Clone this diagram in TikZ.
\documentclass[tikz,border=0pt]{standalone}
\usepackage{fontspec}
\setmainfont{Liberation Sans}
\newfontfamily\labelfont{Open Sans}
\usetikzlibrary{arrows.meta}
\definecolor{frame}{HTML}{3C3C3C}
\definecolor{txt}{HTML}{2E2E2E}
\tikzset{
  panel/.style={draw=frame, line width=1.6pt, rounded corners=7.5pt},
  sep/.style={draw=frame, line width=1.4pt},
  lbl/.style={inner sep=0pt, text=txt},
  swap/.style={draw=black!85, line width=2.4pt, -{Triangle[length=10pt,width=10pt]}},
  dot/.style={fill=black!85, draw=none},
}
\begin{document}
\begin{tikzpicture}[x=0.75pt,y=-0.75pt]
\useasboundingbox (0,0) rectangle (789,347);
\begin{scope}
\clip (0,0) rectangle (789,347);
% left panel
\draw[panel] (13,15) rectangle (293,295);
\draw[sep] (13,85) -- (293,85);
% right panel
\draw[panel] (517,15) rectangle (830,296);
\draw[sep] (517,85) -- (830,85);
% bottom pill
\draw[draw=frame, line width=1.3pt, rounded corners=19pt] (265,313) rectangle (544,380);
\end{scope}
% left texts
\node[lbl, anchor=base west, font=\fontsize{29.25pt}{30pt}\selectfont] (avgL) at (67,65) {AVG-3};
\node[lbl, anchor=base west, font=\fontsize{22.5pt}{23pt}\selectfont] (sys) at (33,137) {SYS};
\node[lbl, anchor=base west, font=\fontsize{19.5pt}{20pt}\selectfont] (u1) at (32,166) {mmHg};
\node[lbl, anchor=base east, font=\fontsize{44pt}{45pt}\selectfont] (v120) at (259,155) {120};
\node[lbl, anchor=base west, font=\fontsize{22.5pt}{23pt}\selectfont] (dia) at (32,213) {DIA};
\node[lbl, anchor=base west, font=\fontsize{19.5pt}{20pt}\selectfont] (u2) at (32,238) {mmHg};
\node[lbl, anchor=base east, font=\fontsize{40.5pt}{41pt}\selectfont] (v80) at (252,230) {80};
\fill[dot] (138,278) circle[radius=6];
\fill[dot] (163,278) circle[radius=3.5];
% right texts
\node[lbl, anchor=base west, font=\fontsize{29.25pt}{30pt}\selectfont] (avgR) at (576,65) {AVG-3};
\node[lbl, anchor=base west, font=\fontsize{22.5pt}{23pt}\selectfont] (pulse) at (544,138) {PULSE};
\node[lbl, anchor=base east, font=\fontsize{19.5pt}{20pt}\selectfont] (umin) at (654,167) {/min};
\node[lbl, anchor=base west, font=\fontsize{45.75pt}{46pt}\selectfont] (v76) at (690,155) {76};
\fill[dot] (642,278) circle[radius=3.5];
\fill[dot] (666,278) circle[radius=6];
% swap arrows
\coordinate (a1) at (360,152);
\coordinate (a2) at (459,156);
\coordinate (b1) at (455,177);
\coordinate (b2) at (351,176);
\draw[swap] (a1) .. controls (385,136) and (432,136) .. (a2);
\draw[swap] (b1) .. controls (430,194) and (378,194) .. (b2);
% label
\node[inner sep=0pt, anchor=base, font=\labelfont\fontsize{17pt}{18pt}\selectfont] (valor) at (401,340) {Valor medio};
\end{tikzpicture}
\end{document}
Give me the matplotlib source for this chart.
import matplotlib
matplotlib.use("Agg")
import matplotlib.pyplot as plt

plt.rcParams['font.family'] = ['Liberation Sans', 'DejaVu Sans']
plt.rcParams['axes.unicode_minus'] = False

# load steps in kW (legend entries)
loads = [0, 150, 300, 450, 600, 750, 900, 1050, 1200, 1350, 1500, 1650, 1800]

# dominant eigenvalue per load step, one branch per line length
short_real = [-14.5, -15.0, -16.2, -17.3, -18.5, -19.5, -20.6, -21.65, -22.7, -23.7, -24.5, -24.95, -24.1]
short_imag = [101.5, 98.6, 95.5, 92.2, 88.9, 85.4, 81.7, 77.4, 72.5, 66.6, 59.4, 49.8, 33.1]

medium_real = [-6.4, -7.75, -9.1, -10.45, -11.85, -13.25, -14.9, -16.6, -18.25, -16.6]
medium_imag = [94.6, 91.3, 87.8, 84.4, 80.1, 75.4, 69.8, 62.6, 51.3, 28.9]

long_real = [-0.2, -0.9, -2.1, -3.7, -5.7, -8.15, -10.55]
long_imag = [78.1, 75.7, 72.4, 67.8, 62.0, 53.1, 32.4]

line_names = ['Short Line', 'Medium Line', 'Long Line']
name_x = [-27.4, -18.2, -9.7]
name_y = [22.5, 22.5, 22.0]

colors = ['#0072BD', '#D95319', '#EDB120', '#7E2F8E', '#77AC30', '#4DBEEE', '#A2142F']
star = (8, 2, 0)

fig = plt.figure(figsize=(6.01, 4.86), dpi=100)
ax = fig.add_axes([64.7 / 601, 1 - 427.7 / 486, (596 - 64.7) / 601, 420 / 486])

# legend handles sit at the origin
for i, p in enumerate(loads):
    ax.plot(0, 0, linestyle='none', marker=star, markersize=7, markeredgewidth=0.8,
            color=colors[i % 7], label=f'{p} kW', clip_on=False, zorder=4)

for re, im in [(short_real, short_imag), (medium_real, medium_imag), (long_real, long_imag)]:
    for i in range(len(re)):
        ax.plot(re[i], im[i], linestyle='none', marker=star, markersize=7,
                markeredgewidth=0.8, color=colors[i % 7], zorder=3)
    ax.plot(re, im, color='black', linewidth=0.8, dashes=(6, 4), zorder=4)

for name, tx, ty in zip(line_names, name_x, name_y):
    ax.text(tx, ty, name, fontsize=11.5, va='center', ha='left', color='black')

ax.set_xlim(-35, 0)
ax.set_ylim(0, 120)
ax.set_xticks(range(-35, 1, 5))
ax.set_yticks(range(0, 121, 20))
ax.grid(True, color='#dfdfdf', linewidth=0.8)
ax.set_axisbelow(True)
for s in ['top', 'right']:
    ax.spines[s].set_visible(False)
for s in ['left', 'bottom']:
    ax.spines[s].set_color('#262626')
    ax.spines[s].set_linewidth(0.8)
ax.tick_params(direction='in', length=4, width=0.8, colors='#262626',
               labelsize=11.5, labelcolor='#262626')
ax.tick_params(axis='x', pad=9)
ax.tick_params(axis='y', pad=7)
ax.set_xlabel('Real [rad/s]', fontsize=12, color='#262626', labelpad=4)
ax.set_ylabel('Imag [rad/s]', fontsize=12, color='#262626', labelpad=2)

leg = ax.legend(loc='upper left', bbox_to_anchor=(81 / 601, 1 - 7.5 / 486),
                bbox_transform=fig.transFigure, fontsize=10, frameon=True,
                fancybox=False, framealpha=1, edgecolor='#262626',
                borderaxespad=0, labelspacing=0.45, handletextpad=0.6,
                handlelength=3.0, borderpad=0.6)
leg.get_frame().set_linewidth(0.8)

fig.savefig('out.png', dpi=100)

== GOAL ==
Send back every record, precisely as written.

== CORRECT OUTPUT ==
Clone this diagram in TikZ.
\documentclass[tikz,border=0pt]{standalone}
\usepackage{fontspec}
\setmainfont{Liberation Sans}
\newfontfamily\labelfont{Open Sans}
\usetikzlibrary{arrows.meta}
\definecolor{frame}{HTML}{3C3C3C}
\definecolor{txt}{HTML}{2E2E2E}
\tikzset{
  panel/.style={draw=frame, line width=1.6pt, rounded corners=7.5pt},
  sep/.style={draw=frame, line width=1.4pt},
  lbl/.style={inner sep=0pt, text=txt},
  swap/.style={draw=black!85, line width=2.4pt, -{Triangle[length=10pt,width=10pt]}},
  dot/.style={fill=black!85, draw=none},
}
\begin{document}
\begin{tikzpicture}[x=0.75pt,y=-0.75pt]
\useasboundingbox (0,0) rectangle (789,347);
\begin{scope}
\clip (0,0) rectangle (789,347);
% left panel
\draw[panel] (13,15) rectangle (293,295);
\draw[sep] (13,85) -- (293,85);
% right panel
\draw[panel] (517,15) rectangle (830,296);
\draw[sep] (517,85) -- (830,85);
% bottom pill
\draw[draw=frame, line width=1.3pt, rounded corners=19pt] (265,313) rectangle (544,380);
\end{scope}
% left texts
\node[lbl, anchor=base west, font=\fontsize{29.25pt}{30pt}\selectfont] (avgL) at (67,65) {AVG-3};
\node[lbl, anchor=base west, font=\fontsize{22.5pt}{23pt}\selectfont] (sys) at (33,137) {SYS};
\node[lbl, anchor=base west, font=\fontsize{19.5pt}{20pt}\selectfont] (u1) at (32,166) {mmHg};
\node[lbl, anchor=base east, font=\fontsize{44pt}{45pt}\selectfont] (v120) at (259,155) {120};
\node[lbl, anchor=base west, font=\fontsize{22.5pt}{23pt}\selectfont] (dia) at (32,213) {DIA};
\node[lbl, anchor=base west, font=\fontsize{19.5pt}{20pt}\selectfont] (u2) at (32,238) {mmHg};
\node[lbl, anchor=base east, font=\fontsize{40.5pt}{41pt}\selectfont] (v80) at (252,230) {80};
\fill[dot] (138,278) circle[radius=6];
\fill[dot] (163,278) circle[radius=3.5];
% right texts
\node[lbl, anchor=base west, font=\fontsize{29.25pt}{30pt}\selectfont] (avgR) at (576,65) {AVG-3};
\node[lbl, anchor=base west, font=\fontsize{22.5pt}{23pt}\selectfont] (pulse) at (544,138) {PULSE};
\node[lbl, anchor=base east, font=\fontsize{19.5pt}{20pt}\selectfont] (umin) at (654,167) {/min};
\node[lbl, anchor=base west, font=\fontsize{45.75pt}{46pt}\selectfont] (v76) at (690,155) {76};
\fill[dot] (642,278) circle[radius=3.5];
\fill[dot] (666,278) circle[radius=6];
% swap arrows
\coordinate (a1) at (360,152);
\coordinate (a2) at (459,156);
\coordinate (b1) at (455,177);
\coordinate (b2) at (351,176);
\draw[swap] (a1) .. controls (385,136) and (432,136) .. (a2);
\draw[swap] (b1) .. controls (430,194) and (378,194) .. (b2);
% label
\node[inner sep=0pt, anchor=base, font=\labelfont\fontsize{17pt}{18pt}\selectfont] (valor) at (401,340) {Valor medio};
\end{tikzpicture}
\end{document}
Give me the matplotlib source for this chart.
import matplotlib
matplotlib.use("Agg")
import matplotlib.pyplot as plt

plt.rcParams['font.family'] = ['Liberation Sans', 'DejaVu Sans']
plt.rcParams['axes.unicode_minus'] = False

# load steps in kW (legend entries)
loads = [0, 150, 300, 450, 600, 750, 900, 1050, 1200, 1350, 1500, 1650, 1800]

# dominant eigenvalue per load step, one branch per line length
short_real = [-14.5, -15.0, -16.2, -17.3, -18.5, -19.5, -20.6, -21.65, -22.7, -23.7, -24.5, -24.95, -24.1]
short_imag = [101.5, 98.6, 95.5, 92.2, 88.9, 85.4, 81.7, 77.4, 72.5, 66.6, 59.4, 49.8, 33.1]

medium_real = [-6.4, -7.75, -9.1, -10.45, -11.85, -13.25, -14.9, -16.6, -18.25, -16.6]
medium_imag = [94.6, 91.3, 87.8, 84.4, 80.1, 75.4, 69.8, 62.6, 51.3, 28.9]

long_real = [-0.2, -0.9, -2.1, -3.7, -5.7, -8.15, -10.55]
long_imag = [78.1, 75.7, 72.4, 67.8, 62.0, 53.1, 32.4]

line_names = ['Short Line', 'Medium Line', 'Long Line']
name_x = [-27.4, -18.2, -9.7]
name_y = [22.5, 22.5, 22.0]

colors = ['#0072BD', '#D95319', '#EDB120', '#7E2F8E', '#77AC30', '#4DBEEE', '#A2142F']
star = (8, 2, 0)

fig = plt.figure(figsize=(6.01, 4.86), dpi=100)
ax = fig.add_axes([64.7 / 601, 1 - 427.7 / 486, (596 - 64.7) / 601, 420 / 486])

# legend handles sit at the origin
for i, p in enumerate(loads):
    ax.plot(0, 0, linestyle='none', marker=star, markersize=7, markeredgewidth=0.8,
            color=colors[i % 7], label=f'{p} kW', clip_on=False, zorder=4)

for re, im in [(short_real, short_imag), (medium_real, medium_imag), (long_real, long_imag)]:
    for i in range(len(re)):
        ax.plot(re[i], im[i], linestyle='none', marker=star, markersize=7,
                markeredgewidth=0.8, color=colors[i % 7], zorder=3)
    ax.plot(re, im, color='black', linewidth=0.8, dashes=(6, 4), zorder=4)

for name, tx, ty in zip(line_names, name_x, name_y):
    ax.text(tx, ty, name, fontsize=11.5, va='center', ha='left', color='black')

ax.set_xlim(-35, 0)
ax.set_ylim(0, 120)
ax.set_xticks(range(-35, 1, 5))
ax.set_yticks(range(0, 121, 20))
ax.grid(True, color='#dfdfdf', linewidth=0.8)
ax.set_axisbelow(True)
for s in ['top', 'right']:
    ax.spines[s].set_visible(False)
for s in ['left', 'bottom']:
    ax.spines[s].set_color('#262626')
    ax.spines[s].set_linewidth(0.8)
ax.tick_params(direction='in', length=4, width=0.8, colors='#262626',
               labelsize=11.5, labelcolor='#262626')
ax.tick_params(axis='x', pad=9)
ax.tick_params(axis='y', pad=7)
ax.set_xlabel('Real [rad/s]', fontsize=12, color='#262626', labelpad=4)
ax.set_ylabel('Imag [rad/s]', fontsize=12, color='#262626', labelpad=2)

leg = ax.legend(loc='upper left', bbox_to_anchor=(81 / 601, 1 - 7.5 / 486),
                bbox_transform=fig.transFigure, fontsize=10, frameon=True,
                fancybox=False, framealpha=1, edgecolor='#262626',
                borderaxespad=0, labelspacing=0.45, handletextpad=0.6,
                handlelength=3.0, borderpad=0.6)
leg.get_frame().set_linewidth(0.8)

fig.savefig('out.png', dpi=100)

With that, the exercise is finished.